→ What to work on: Produce an exact copy of all the data below, dropping every image.

→ Collected material:
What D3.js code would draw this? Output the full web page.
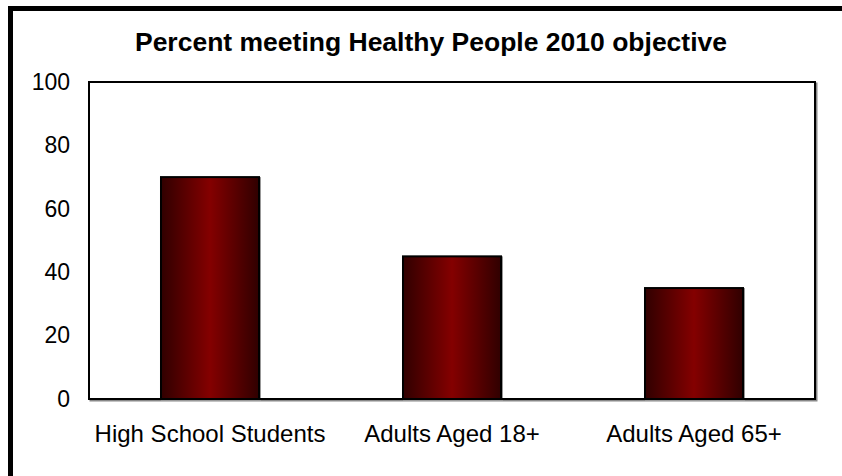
<!DOCTYPE html>
<html>
<head>
<meta charset="utf-8">
<script src="https://cdn.jsdelivr.net/npm/d3@7"></script>
<style>
  html, body { margin: 0; padding: 0; background: #fff; }
  svg { display: block; }
</style>
</head>
<body>
<svg id="chart" width="842" height="476"></svg>
<script>
const categories = ["High School Students", "Adults Aged 18+", "Adults Aged 65+"];
const values = [70, 45, 35];
const yTicks = [0, 20, 40, 60, 80, 100];
const title = "Percent meeting Healthy People 2010 objective";

const svg = d3.select("#chart");
const W = 842, H = 476;
const plot = { left: 89, top: 82, right: 815, bottom: 399 };

const defs = svg.append("defs");
const grad = defs.append("linearGradient").attr("id", "barGrad")
  .attr("x1", "0%").attr("x2", "100%").attr("y1", "0%").attr("y2", "0%");
grad.append("stop").attr("offset", "0%").attr("stop-color", "#300000");
grad.append("stop").attr("offset", "50%").attr("stop-color", "#840000");
grad.append("stop").attr("offset", "100%").attr("stop-color", "#300000");

svg.append("rect").attr("width", W).attr("height", H).attr("fill", "#fff");

// outer frame (extends beyond the picture on right and bottom)
svg.append("rect")
  .attr("x", 10.5).attr("y", 8.5).attr("width", 900).attr("height", 600)
  .attr("fill", "none").attr("stroke", "#000").attr("stroke-width", 5);

const x = d3.scaleBand().domain(categories)
  .range([plot.left, plot.right]).paddingInner(0.595).paddingOuter(0.2975);
const y = d3.scaleLinear().domain([0, 100]).range([plot.bottom, plot.top]);

// plot area shadow + border
svg.append("rect")
  .attr("x", plot.left + 1.5).attr("y", plot.top + 1.5)
  .attr("width", plot.right - plot.left).attr("height", plot.bottom - plot.top)
  .attr("fill", "none").attr("stroke", "#888").attr("stroke-width", 2);
svg.append("rect")
  .attr("x", plot.left).attr("y", plot.top)
  .attr("width", plot.right - plot.left).attr("height", plot.bottom - plot.top)
  .attr("fill", "#fff").attr("stroke", "#000").attr("stroke-width", 2);

// bars
const bars = svg.append("g");
bars.selectAll("rect.shadow").data(values).enter().append("rect")
  .attr("class", "shadow")
  .attr("x", (d, i) => x(categories[i]) + 1)
  .attr("y", d => y(d) + 1)
  .attr("width", x.bandwidth())
  .attr("height", d => y(0) - y(d))
  .attr("fill", "none").attr("stroke", "#999").attr("stroke-width", 2);
bars.selectAll("rect.bar").data(values).enter().append("rect")
  .attr("class", "bar")
  .attr("x", (d, i) => x(categories[i]))
  .attr("y", d => y(d))
  .attr("width", x.bandwidth())
  .attr("height", d => y(0) - y(d))
  .attr("fill", "url(#barGrad)").attr("stroke", "#000").attr("stroke-width", 2);

// redraw bottom axis line over bars
svg.append("line")
  .attr("x1", plot.left).attr("x2", plot.right)
  .attr("y1", plot.bottom).attr("y2", plot.bottom)
  .attr("stroke", "#000").attr("stroke-width", 2);

// y axis labels
const yAxis = d3.axisLeft(y).tickValues(yTicks).tickSize(0).tickPadding(19).tickFormat(d3.format("d"));
const gy = svg.append("g").attr("transform", `translate(${plot.left},0)`).call(yAxis);
gy.select(".domain").remove();
gy.selectAll("text")
  .attr("font-family", "Liberation Sans, Arial, sans-serif")
  .attr("font-size", 23).attr("fill", "#000");

// x axis labels
const xAxis = d3.axisBottom(x).tickSize(0).tickPadding(26);
const gx = svg.append("g").attr("transform", `translate(0,${plot.bottom})`).call(xAxis);
gx.select(".domain").remove();
gx.selectAll("text")
  .attr("font-family", "Liberation Sans, Arial, sans-serif")
  .attr("font-size", 24).attr("fill", "#000");

// title
svg.append("text")
  .attr("x", 431).attr("y", 51)
  .attr("text-anchor", "middle")
  .attr("font-family", "Liberation Sans, Arial, sans-serif")
  .attr("font-weight", "bold")
  .attr("font-size", 26.5)
  .attr("fill", "#000")
  .text(title);
</script>
</body>
</html>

→ Written answer:
What D3.js code would draw this? Output the full web page.
<!DOCTYPE html>
<html>
<head>
<meta charset="utf-8">
<script src="https://cdn.jsdelivr.net/npm/d3@7"></script>
<style>
  html, body { margin: 0; padding: 0; background: #fff; }
  svg { display: block; }
</style>
</head>
<body>
<svg id="chart" width="842" height="476"></svg>
<script>
const categories = ["High School Students", "Adults Aged 18+", "Adults Aged 65+"];
const values = [70, 45, 35];
const yTicks = [0, 20, 40, 60, 80, 100];
const title = "Percent meeting Healthy People 2010 objective";

const svg = d3.select("#chart");
const W = 842, H = 476;
const plot = { left: 89, top: 82, right: 815, bottom: 399 };

const defs = svg.append("defs");
const grad = defs.append("linearGradient").attr("id", "barGrad")
  .attr("x1", "0%").attr("x2", "100%").attr("y1", "0%").attr("y2", "0%");
grad.append("stop").attr("offset", "0%").attr("stop-color", "#300000");
grad.append("stop").attr("offset", "50%").attr("stop-color", "#840000");
grad.append("stop").attr("offset", "100%").attr("stop-color", "#300000");

svg.append("rect").attr("width", W).attr("height", H).attr("fill", "#fff");

// outer frame (extends beyond the picture on right and bottom)
svg.append("rect")
  .attr("x", 10.5).attr("y", 8.5).attr("width", 900).attr("height", 600)
  .attr("fill", "none").attr("stroke", "#000").attr("stroke-width", 5);

const x = d3.scaleBand().domain(categories)
  .range([plot.left, plot.right]).paddingInner(0.595).paddingOuter(0.2975);
const y = d3.scaleLinear().domain([0, 100]).range([plot.bottom, plot.top]);

// plot area shadow + border
svg.append("rect")
  .attr("x", plot.left + 1.5).attr("y", plot.top + 1.5)
  .attr("width", plot.right - plot.left).attr("height", plot.bottom - plot.top)
  .attr("fill", "none").attr("stroke", "#888").attr("stroke-width", 2);
svg.append("rect")
  .attr("x", plot.left).attr("y", plot.top)
  .attr("width", plot.right - plot.left).attr("height", plot.bottom - plot.top)
  .attr("fill", "#fff").attr("stroke", "#000").attr("stroke-width", 2);

// bars
const bars = svg.append("g");
bars.selectAll("rect.shadow").data(values).enter().append("rect")
  .attr("class", "shadow")
  .attr("x", (d, i) => x(categories[i]) + 1)
  .attr("y", d => y(d) + 1)
  .attr("width", x.bandwidth())
  .attr("height", d => y(0) - y(d))
  .attr("fill", "none").attr("stroke", "#999").attr("stroke-width", 2);
bars.selectAll("rect.bar").data(values).enter().append("rect")
  .attr("class", "bar")
  .attr("x", (d, i) => x(categories[i]))
  .attr("y", d => y(d))
  .attr("width", x.bandwidth())
  .attr("height", d => y(0) - y(d))
  .attr("fill", "url(#barGrad)").attr("stroke", "#000").attr("stroke-width", 2);

// redraw bottom axis line over bars
svg.append("line")
  .attr("x1", plot.left).attr("x2", plot.right)
  .attr("y1", plot.bottom).attr("y2", plot.bottom)
  .attr("stroke", "#000").attr("stroke-width", 2);

// y axis labels
const yAxis = d3.axisLeft(y).tickValues(yTicks).tickSize(0).tickPadding(19).tickFormat(d3.format("d"));
const gy = svg.append("g").attr("transform", `translate(${plot.left},0)`).call(yAxis);
gy.select(".domain").remove();
gy.selectAll("text")
  .attr("font-family", "Liberation Sans, Arial, sans-serif")
  .attr("font-size", 23).attr("fill", "#000");

// x axis labels
const xAxis = d3.axisBottom(x).tickSize(0).tickPadding(26);
const gx = svg.append("g").attr("transform", `translate(0,${plot.bottom})`).call(xAxis);
gx.select(".domain").remove();
gx.selectAll("text")
  .attr("font-family", "Liberation Sans, Arial, sans-serif")
  .attr("font-size", 24).attr("fill", "#000");

// title
svg.append("text")
  .attr("x", 431).attr("y", 51)
  .attr("text-anchor", "middle")
  .attr("font-family", "Liberation Sans, Arial, sans-serif")
  .attr("font-weight", "bold")
  .attr("font-size", 26.5)
  .attr("fill", "#000")
  .text(title);
</script>
</body>
</html>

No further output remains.